Friday 24 February 2017

First Four Days Data from my New Owl Intuition


This is my electricity consumption for four days to 11.00 am on 22nd Feb 2017. There are large peaks for electric shower use, and smaller peaks for off peak heaters at night, and electric kettles.
I am reasonably happy with the relatively low consumption between 3 and 8pm, but I do have an immersion heater that kicks in very shortly thereafter. My wife complains if I leave it any later for it to start! Average consumption is running at 23.5 kWh (units) per day, only just under 1kW average, so let's see if I can reduce that. It should be relatively easy to do so as the seasons warm up (we have no aircon here in chilly England), the big test will be whether I can improve on like-for-like consumption over the years.  I now have almost entirely LED lighting, and mainly new A+++ fridges and freezers. The big consumers are night-time heating, washing appliances and immersion heaters.

Monday 20 February 2017

Interesting (to me anyway!) Appliance Signatures and Consumption

This is a graph from the Owl Intuition device I have just attached to my Owl transmitter. The data is from a clamp on to the feed cable to my electricity meter.
I linked the Owl transmitter to the Intuition receiver plugged into a Devolo broadband repeater. My broadband routers are 20 metres and around 3 metres of cob wall away from the transmitter, so no chance of a direct link!
I can now read the real-time data anywhere with an internet connection.
The graph starts at around 10:12 on 20th Feb and runs for two hours.
The initial base load is around 350 Watts, which is with two routers, TV aerial amplifiers, lights, and assorted fridges and freezers on. I am not proud of this level of base consumption!
The first sharp peak is an electric kettle, on for around one minute. The smoothing in the Owl software makes it look longer.
The subsequent long peak and smaller ones around every ten minutes are the washing machine.
It makes disaggregation (identifying demand from specific appliances) look fairly easy - but in practice it is not as easy as it looks, as several companies are discovering.

Tuesday 14 February 2017

Who Benefits from Rational Electricity Time-of-Use?


If "we" stand to gain £56 billion from 7GW less of nuclear capacity by rational electricity time-of-use, who benefits? Who are "we"?
In the end, we all gain, either as bill-payers or as taxpayers, or as members of their households.
The suppliers will benefit in the short term by paying lower half-hourly wholesale prices at peak times.

Monday 6 February 2017

Wind Exceeds Coal and Equals Nuclear over a day for the Second Time this Year.

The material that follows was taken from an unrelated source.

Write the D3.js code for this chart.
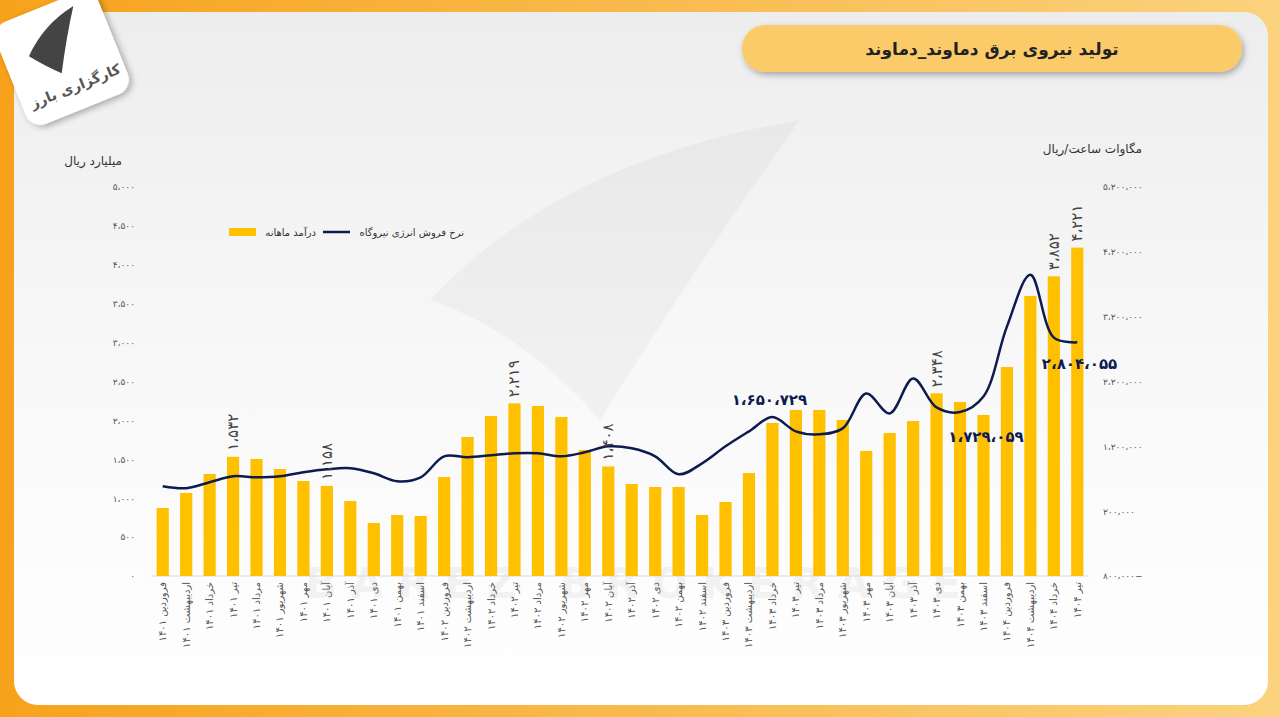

UK Electricity Production to 6th Feb 2017.

On the Past Month chart,- third from the left - you can see that on 2nd Feb 2017. wind power - green - exceed coal - black - and virtually equalled nuclear - brown.
Whilst this is a major achievement, it was little more than momentary - wind is not and never will be a predictable source of electricity.
To make better use of it, we need to substantially shift the time we use electricity.
An excellent start is to stop using it for non-time sensitive devices -dishwashers, washing machines, tumble driers, immersion heaters - during the 3-8pm peak in UK
Happy timeshifting! Tell your friends you are doing it - it makes a difference.

Friday 3 February 2017

Heat and Transport need Urgent Decarbonization


Do you think there are problems with the decarbonization of electricity?
Well there are now!
Heat and transport are a long way behind electricity in decarbonizing.
And it will probably be electric solutions that enable them to make progress.
Electric cars, heat pumps and CHP heat all depend on and will increase demand for electricity.
The only way the grid can cope with this is massive domestic demand response.
So get time-shifting now!
Early adopters like you and I are the necessary beginning to this process.